Auch SPD-Gemeinderätin Martina Schön ist von einer Allianz überzeugt. "Wir gewinnen und sterben hier gemeinsam. Das Schienennetz verbindet die Region und verknüpft uns." Die Wirtschaftsausschuss-Vorsitzende machte zudem keinen Hehl daraus, "dass Gräfenhainichen bei diesen Planungen mit an den Tisch gehört".

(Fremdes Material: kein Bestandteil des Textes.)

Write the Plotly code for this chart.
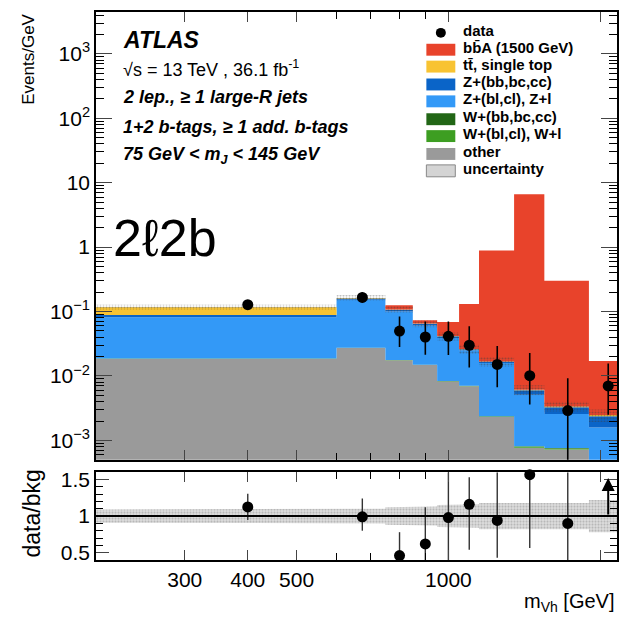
import numpy as np
import plotly.graph_objects as go

# ---------------- data ----------------
edges = [200, 600, 750, 850, 950, 1050, 1150, 1350, 1550, 1900, 2250]
centers = [400, 675, 800, 900, 1000, 1100, 1250, 1450, 1725, 2075]

other   = [0.0183, 0.0272, 0.0176, 0.0148, 0.0082, 0.0069, 0.0023, 0.00077, 0.00072, 0.0004]
w_light = [0.0002, 0.0002, 0.0001, 0.0001, 0.0001, 0.0001, 0.00005, 0.00003, 0.00003, 0.00002]
w_heavy = [0.0001, 0.0001, 0.00005, 0.00005, 0.00005, 0.00003, 0.00002, 0.00001, 0.00001, 0.00001]
z_light = [0.0632, 0.1254, 0.0822, 0.0461, 0.0305, 0.0181, 0.0135, 0.0043, 0.0018, 0.00115]
z_heavy = [0.0070, 0.0060, 0.0070, 0.0035, 0.0025, 0.0008, 0.0008, 0.0009, 0.0007, 0.0008]
ttbar   = [0.0278, 0.0040, 0.0010, 0.0005, 0.0004, 0.0003, 0.0001, 0.0001, 0.0001, 0.0001]
signal  = [0.0, 0.0, 0.017, 0.008, 0.027, 0.105, 0.87, 6.6, 0.297, 0.0146]
unc_frac = [0.09, 0.10, 0.12, 0.13, 0.15, 0.16, 0.18, 0.18, 0.18, 0.22]

data     = [0.128, 0.166, 0.0497, 0.0403, 0.0412, 0.030, 0.0151, 0.0101, 0.0029, 0.0070]
data_up  = [0.018, 0.033, 0.034, 0.030, 0.029, 0.029, 0.0142, 0.0127, 0.0063, 0.0086]
data_dn  = [0.016, 0.028, 0.0215, 0.019, 0.020, 0.0164, 0.0084, 0.0065, 0.00289, 0.0045]

ratio    = [1.125, 0.99, 0.46, 0.62, 0.98, 1.16, 0.94, 1.565, 0.90, None]
ratio_up = [0.18, 0.25, 0.32, 0.50, 0.62, 0.37, 0.66, 0.035, 0.70, 0]
ratio_dn = [0.18, 0.19, 0.06, 0.22, 0.58, 0.62, 0.51, 1.0, 0.50, 0]
ratio_arrow_from, ratio_arrow_to = 1.0, 1.52   # last bin: data/bkg off scale

x_tickvals = [300, 400, 500, 1000, 2000]
x_ticktext = ["300", "400", "500", "1000", "2000"]
x_minor = [600, 700, 800, 900]
y_tickvals = [1e-3, 1e-2, 1e-1, 1, 10, 100, 1000]
y_ticktext = ["10<sup>−3</sup>", "10<sup>−2</sup>", "10<sup>−1</sup>", "1", "10",
              "10<sup>2</sup>", "10<sup>3</sup>"]

legend_labels = ["data", "bb\u0304A (1500 GeV)", "tt\u0304, single top", "Z+(bb,bc,cc)",
                 "Z+(bl,cl), Z+l", "W+(bb,bc,cc)", "W+(bl,cl), W+l", "other", "uncertainty"]

C_SIG = "#E8432B"
C_TT = "#F8C332"
C_ZHF = "#0A64C8"
C_ZLF = "#3399F7"
C_WHF = "#226616"
C_WLF = "#3D9E22"
C_OTH = "#9A9A9A"

FONT = "Liberation Sans, Arial, Helvetica, sans-serif"

# ---------------- geometry helpers ----------------
# the page body has an 8 px default margin; keep the figure inside the body box
OFF = 8
W, H = 627 - 2 * OFF, 620 - 2 * OFF
ML, MR, MT = 96 - OFF, 1, 8 - OFF
MB = (OFF + H) - 560
PW, PH = W - ML - MR, H - MT - MB
X0, YB = 96, 560  # plot-area left / bottom in page pixels


def px(x):
    return (x - X0) / PW


def py(y):
    return (YB - y) / PH


def step(vals):
    xs, ys = [], []
    for i, v in enumerate(vals):
        xs += [edges[i], edges[i + 1]]
        ys += [v, v]
    return xs, ys


fig = go.Figure()

# ---------------- main panel stack ----------------
layers = [(other, C_OTH), (w_light, C_WLF), (w_heavy, C_WHF), (z_light, C_ZLF),
          (z_heavy, C_ZHF), (ttbar, C_TT), (signal, C_SIG)]
base = np.full(len(centers), 1e-6)
xs, ys = step(base)
fig.add_trace(go.Scatter(x=xs, y=ys, mode="lines", line=dict(width=0), showlegend=False,
                         hoverinfo="skip", xaxis="x", yaxis="y"))
cum = base.copy()
bkg_total = None
for i, (vals, col) in enumerate(layers):
    cum = cum + np.array(vals)
    if i == len(layers) - 2:
        bkg_total = cum.copy()
    xs, ys = step(cum)
    fig.add_trace(go.Scatter(x=xs, y=ys, mode="lines", line=dict(width=0), fill="tonexty",
                             fillcolor=col, showlegend=False, hoverinfo="skip",
                             xaxis="x", yaxis="y"))

# uncertainty hatch on the background total
lo = bkg_total * (1 - np.array(unc_frac))
hi = bkg_total * (1 + np.array(unc_frac))
xs, ys = step(lo)
fig.add_trace(go.Scatter(x=xs, y=ys, mode="lines", line=dict(width=0), showlegend=False,
                         hoverinfo="skip", xaxis="x", yaxis="y"))
xs, ys = step(hi)
fig.add_trace(go.Scatter(x=xs, y=ys, mode="lines", line=dict(width=0), fill="tonexty",
                         fillcolor="rgba(0,0,0,0)",
                         fillpattern=dict(shape=".", fgcolor="rgba(60,60,60,0.85)",
                                          bgcolor="rgba(0,0,0,0)", size=3, solidity=0.4),
                         showlegend=False, hoverinfo="skip", xaxis="x", yaxis="y"))

# data
fig.add_trace(go.Scatter(x=centers, y=data, mode="markers",
                         marker=dict(color="black", size=11),
                         error_y=dict(type="data", symmetric=False, array=data_up,
                                      arrayminus=data_dn, color="black", thickness=1.6, width=0),
                         showlegend=False, xaxis="x", yaxis="y"))

# ---------------- ratio panel ----------------
rlo = 1 - np.array(unc_frac)
rhi = 1 + np.array(unc_frac)
xs, ys = step(rlo)
fig.add_trace(go.Scatter(x=xs, y=ys, mode="lines", line=dict(width=0), showlegend=False,
                         hoverinfo="skip", xaxis="x2", yaxis="y2"))
xs, ys = step(rhi)
fig.add_trace(go.Scatter(x=xs, y=ys, mode="lines", line=dict(width=0), fill="tonexty",
                         fillcolor="#dcdcdc",
                         fillpattern=dict(shape=".", fgcolor="#8c8c8c", bgcolor="#dedede",
                                          size=3, solidity=0.4),
                         showlegend=False, hoverinfo="skip", xaxis="x2", yaxis="y2"))
fig.add_shape(type="line", xref="x2 domain", yref="y2", x0=0, x1=1, y0=1, y1=1,
              line=dict(color="black", width=2))
fig.add_trace(go.Scatter(x=centers, y=ratio, mode="markers",
                         marker=dict(color="black", size=11), cliponaxis=False,
                         error_y=dict(type="data", symmetric=False, array=ratio_up,
                                      arrayminus=ratio_dn, color="#333333", thickness=1.4, width=0),
                         showlegend=False, xaxis="x2", yaxis="y2"))
fig.add_annotation(x=np.log10(centers[-1]), y=ratio_arrow_to, ax=np.log10(centers[-1]),
                   ay=ratio_arrow_from, xref="x2", yref="y2", axref="x2", ayref="y2",
                   text="", showarrow=True, arrowhead=2, arrowsize=1.3, arrowwidth=2,
                   arrowcolor="black")

# ---------------- axes ----------------
xr = [np.log10(200), np.log10(2160)]
axis_common = dict(showline=True, linecolor="black", linewidth=1.5, mirror="allticks",
                   ticks="inside", showgrid=False, zeroline=False,
                   tickfont=dict(family=FONT, size=21, color="black"))
main_bottom = py(459)
ratio_top = py(471.5)
fig.update_layout(
    xaxis=dict(type="log", range=xr, domain=[0, 1], anchor="y", showticklabels=False,
               tickvals=x_tickvals, ticklen=10,
               minor=dict(tickvals=x_minor, ticklen=7, ticks="inside", tickcolor="black"),
               **axis_common),
    yaxis=dict(type="log", range=[-3.3, 3.65], domain=[main_bottom, 1], anchor="x",
               tickvals=y_tickvals, ticktext=y_ticktext, ticklen=16,
               minor=dict(tickvals=[k * 10.0 ** d for d in range(-4, 4) for k in range(2, 10)],
                          ticklen=8, ticks="inside", tickcolor="black"),
               **axis_common),
    xaxis2=dict(type="log", range=xr, domain=[0, 1], anchor="y2", matches="x",
                tickvals=x_tickvals, ticktext=x_ticktext, ticklen=10,
                minor=dict(tickvals=x_minor, ticklen=7, ticks="inside", tickcolor="black"),
                **axis_common),
    yaxis2=dict(range=[0.4, 1.6], domain=[0, ratio_top], anchor="x2",
                tickvals=[0.5, 1, 1.5], ticktext=["0.5", "1", "1.5"], ticklen=13,
                minor=dict(dtick=0.1, ticklen=7, ticks="inside", tickcolor="black"),
                **axis_common),
)

# ---------------- titles & labels ----------------
fig.add_annotation(xref="paper", yref="paper", x=px(29), y=py(56), text="Events/GeV",
                   textangle=-90, showarrow=False, xanchor="center", yanchor="middle",
                   font=dict(family=FONT, size=17, color="black"))
fig.add_annotation(xref="paper", yref="paper", x=px(32), y=py(513), text="data/bkg",
                   textangle=-90, showarrow=False, xanchor="center", yanchor="middle",
                   font=dict(family=FONT, size=23, color="black"))
fig.add_annotation(xref="paper", yref="paper", x=px(618), y=py(603),
                   text="m<sub>Vh</sub> [GeV]", showarrow=False, xanchor="right",
                   yanchor="middle", font=dict(family=FONT, size=20, color="black"))

texts = [
    ("<b><i>ATLAS</i></b>", 36, 23),
    ("\u221as = 13 TeV , 36.1 fb<sup>-1</sup>", 65, 18),
    ("<b><i>2 lep., \u2265 1 large-R jets</i></b>", 94, 18),
    ("<b><i>1+2 b-tags, \u2265 1 add. b-tags</i></b>", 124, 18),
    ("<b><i>75 GeV &lt; m<sub>J</sub> &lt; 145 GeV</i></b>", 153, 18),
]
for t, yy, sz in texts:
    fig.add_annotation(xref="paper", yref="paper", x=px(121), y=py(yy), text=t,
                       showarrow=False, xanchor="left", yanchor="middle",
                       font=dict(family=FONT, size=sz, color="black"))

fig.add_annotation(xref="paper", yref="paper", x=px(111), y=py(236), text="2\u21132b",
                   showarrow=False, xanchor="left", yanchor="middle",
                   font=dict(family=FONT, size=52, color="black"))

# ---------------- legend (custom) ----------------
rows = [29, 46, 63, 81, 98, 116, 133, 151, 168]
sw_cols = [None, C_SIG, C_TT, C_ZHF, C_ZLF, C_WHF, C_WLF, C_OTH, "#d4d4d4"]
for lab, yy, col in zip(legend_labels, rows, sw_cols):
    if col is None:
        fig.add_shape(type="circle", xref="paper", yref="paper", x0=px(436.5), x1=px(446.5),
                      y0=py(yy + 5), y1=py(yy - 5), fillcolor="black", line=dict(width=0))
    else:
        border = dict(color="#888888", width=1) if lab == "uncertainty" else dict(width=0)
        fig.add_shape(type="rect", xref="paper", yref="paper", x0=px(427), x1=px(456),
                      y0=py(yy + 6), y1=py(yy - 6), fillcolor=col, line=border)
    fig.add_annotation(xref="paper", yref="paper", x=px(462), y=py(yy - 2.5),
                       text="<b>" + lab + "</b>",
                       showarrow=False, xanchor="left", yanchor="middle",
                       font=dict(family=FONT, size=15, color="black"))

fig.update_layout(width=W, height=H, margin=dict(l=ML, r=MR, t=MT, b=MB),
                  paper_bgcolor="white", plot_bgcolor="white", showlegend=False)

fig.write_html("out.html")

Er habe nichts dagegen, erwiderte Vorpahl, werde aber "keiner Kommune nachrennen". Seit Jahren negiere man in Gräfenhainichen den Erlebnisbahnverein. Petra Kuhnert und Walter Schwiersch, Fraktionsmitglieder der CDU in der Nachbarstadt, wollen nun versuchen, die Risse zwischen Vorpahl und der Stadt zu kitten. Schwiersch warnte außerdem vor einem Alleingang ohne Gräfenhainichen. "Es müssen alle an einem Strang ziehen. Sonst verzettelt man sich wieder." Vorpahl indes will sich in keinen Streitigkeiten mehr aufreiben. Der Anhaltischen Bahn GmbH als Eigentümer der ehemaligen Grubenbahnstrecke hat der FBE ein Kaufangebot für das 30 Kilometer lange Schienennetz unterbreitet.

"Wenn uns die Strecke gehört, dann werden wir auch in die maroden Abschnitte investieren", versichert der Vereins-Chef. Unternehmen in der Region, allen voran der Bahnbedarf Schell aus Möhlau, hätten Interesse an einer Nutzung des Gleiskörpers für Gütertransporte signalisiert. Er bemühe sich, vor der für Anfang Februar anberaumten Verhandlung gegen die Anhaltische Bahn (AB) vor dem Dessauer Landgericht zu einer Übereinkunft mit der AB über den Kauf der Strecke zu kommen, "damit wir uns weitere juristische Auseinandersetzungen sparen können."

Mit dem Ministerium für Landesentwicklung in Magdeburg habe er sich ebenfalls geeinigt. Bis Mitte diesen Jahres soll der gesperrte Abschnitt zwischen Burgkemnitz und Oranienbaum wieder offen sein und der Zugverkehr rollen. Damit sei die Stilllegungsanordnung aus Magdeburg für dieses Teilstück vom Tisch.

Und auch Ferropolis soll nicht leer ausgehen. "Wir wollen den Standort keineswegs aufgeben und bemühen uns um einen Pachtvertrag ab 2008", berichtete Vorpahl, der kommende Woche einen neuen Anlauf diesbezüglich unternehmen will. Geplant sei ein Eisenbahnsommermuseum besonderer Art mit einem Fahrerlebnis in einer 100-Tonnen-Lok: "Nur Technik alleine zu präsentieren, zieht heute nicht mehr."